The Acadian Society of New Brunswick (SANB) is strongly denouncing the premier’s appointment of Kris Austin to a committee reviewing the province’s Official Languages Act.
The former People’s Alliance leader has been outspoken about merging the Anglo (Horizon) and Franco (Vitalité) regional health authorities, loosening language requirements for paramedics and eliminating the Official Languages Commissioner.
SANB president Alexandre Cédric Doucet feels the Higgs government leaves no ambiguity about its intentions on the subject of official languages.
“We have tried very hard to work in recent years, in the worst possible context, with a premier who does not understand the Official Languages Act,” explains Doucet.
“We have tried to build bridges and above all to avoid a crisis that would have served no purpose. By letting the wolf into the fold and giving it all the necessary nuisance power on a silver platter, Blaine Higgs’ Progressive Conservative Party is deliberately burning bridges with the Acadian community and with its own past.”

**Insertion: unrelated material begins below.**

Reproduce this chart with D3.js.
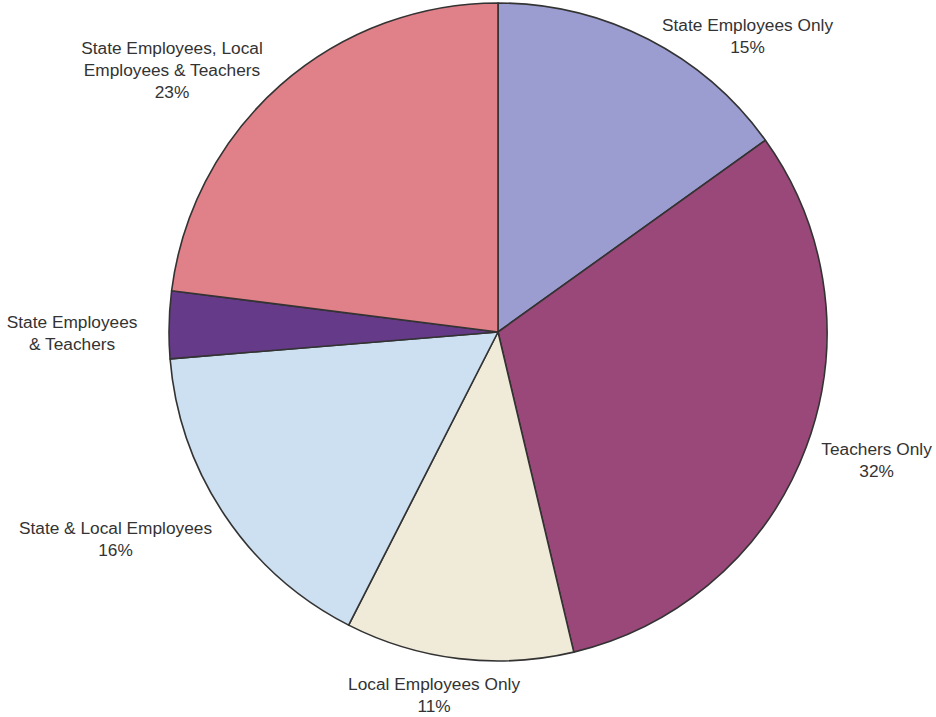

Kris Austin’s appointment to the Official Languages Act Review Committee is an affront to Francophones and Acadians in New Brunswick.
We have been waiting for this review for a year now. This appointment sends a clear message — bilingualism is not a priority for Premier Higgs.
— Ginette Petitpas Taylor (@GinettePT) November 4, 2022
Doucet noted even the late Leonard Jones – the former anti-Francophone mayor of Moncton – would not have gone that far.
“There was a time when the province’s Progressive Conservatives represented a legitimate option for the political aspirations of Francophones. But history will remember the name of Blaine Higgs as the one who buried this once fruitful relationship,” added Doucet.
Higgs told the media at the provincial legislature on Friday that ten MLA’s are sitting on the committee including two Francophones, Réjean Savoie and Daniel Allain, which he said will create balance.